Por
Humberto Pinho da Silva
Quando recordo os derradeiros
dias do Boby, o coração cobre-se de amargura.
Era um cachorrinho alegre,
companheiro fiel, folgazão, como poucos e dedicado como ninguém.
Um dia refugiou-se na casota.
Os olhos embaciaram-se. Deixou de comer, e mirava-me com ar tristonho, como
querendo dizer-me: - Acode-me! Tu que nas longas e frias noites de Inverno,
prendes o Sol dentro de casa, e com simples clic enches a sala de luz, não me
deixes morrer!
Impotente, assisti à agonia.
Aos últimos paroxismos com a pata branca entalada entre os dedos.

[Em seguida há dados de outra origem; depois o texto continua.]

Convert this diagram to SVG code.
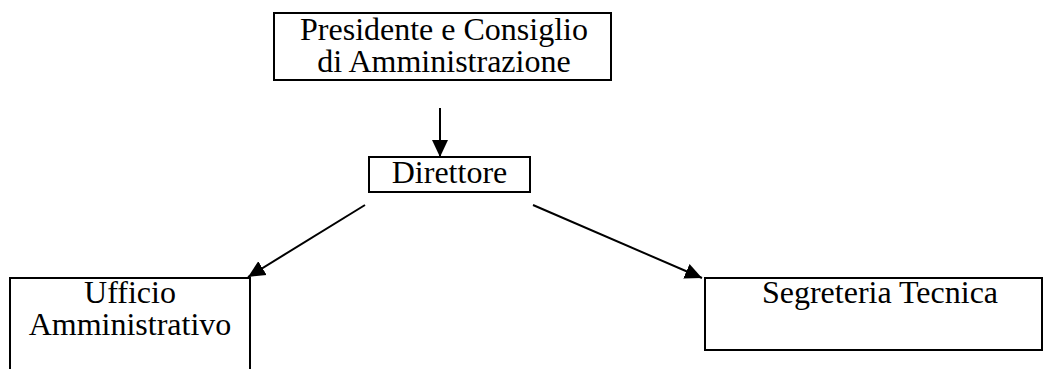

Confesso que chorei. Acabara de
perder um amigo, daqueles que raramente existem entre os homens.
E no
entanto sabia, que seus doze anos não permitiriam longa vida.
Ainda que reconheça que a morte
é o novo nascimento. Que se nasce em dor e em dor se morre, para renascer para
a Vida. Vejo-a como um mistério, mistério não totalmente revelado.
Passamos a vida mergulhados em
sonhos: Quando crescer; quando completar o curso; quando casar; quando tiver
filhos; quando me reformar, hei-de fazer isto e aquilo.
O tempo passa, passam os anos,
e sempre a viver de quimera em quimera.
Desde que tivesse o prato cheio
e o carinho dos donos, o Boby era feliz. Não aspirava riqueza, fama, poder, prestígio,
como os humanos, que se afadigam a obterem centelhas de sucesso.
Atropelam-se uns aos outros,
maltratam-se para serem os primeiros, os melhores, como se fossem eternos, como
se fossem deuses.
Olvidam que tudo é passageiro:
a beleza desaparece, a riqueza passa, a fama não mais é que fogo de artificio:
incendeia, rebrilha, reluz, e morre para sempre.
Velho e sábio filósofo da
antiga China, sempre dizia ao ouvir louvar um intelectual: “ Daqui a cem anos,
nem ele, nem esta desprezível mosca, que cruza o ar, serão lembrados!” Tudo
passa! Tudo esquece!
O Eclesiastes
tinha razão ao asseverar: Tudo é vaidade!
Em breve milhares de crentes
vão enflorar campas, rezar pelos entes falecidos. É gesto de saudade e ternura;
mas poucos, muito poucos, recordam-se deles no quotidiano.
No entanto, muitos objetos,
utensílios, que usam, que afirmam serem deles, já foram dos seus antepassados.
Quem se lembra das privações,
das horas de profunda amargura, que a mãe, o pai, passou para que pudessem
cursar o ensino superior?
Quantos, bem instalados na
sociedade, recordam que o conforto que possuem, devem aos pais, a avós, que se
privaram de muito, para que tivessem sucesso, fama, poder e dinheiro?
Neste dia tão significativo,
dedicado aos nossos ascendentes falecidos, saibamos agradecer em oração:
- Obrigado, mãe, pelo vestido
que não tiveste, para que nada me faltasse. Obrigado, pai, que com o teu
trabalho, pagaste os meus estudos. Obrigado antepassados, que repousam na
eternidade. Sem vós não teria vida Obrigado a todos, porque dentro de mim, vive
um pouco de todos. Porque sou um pouco de cada um.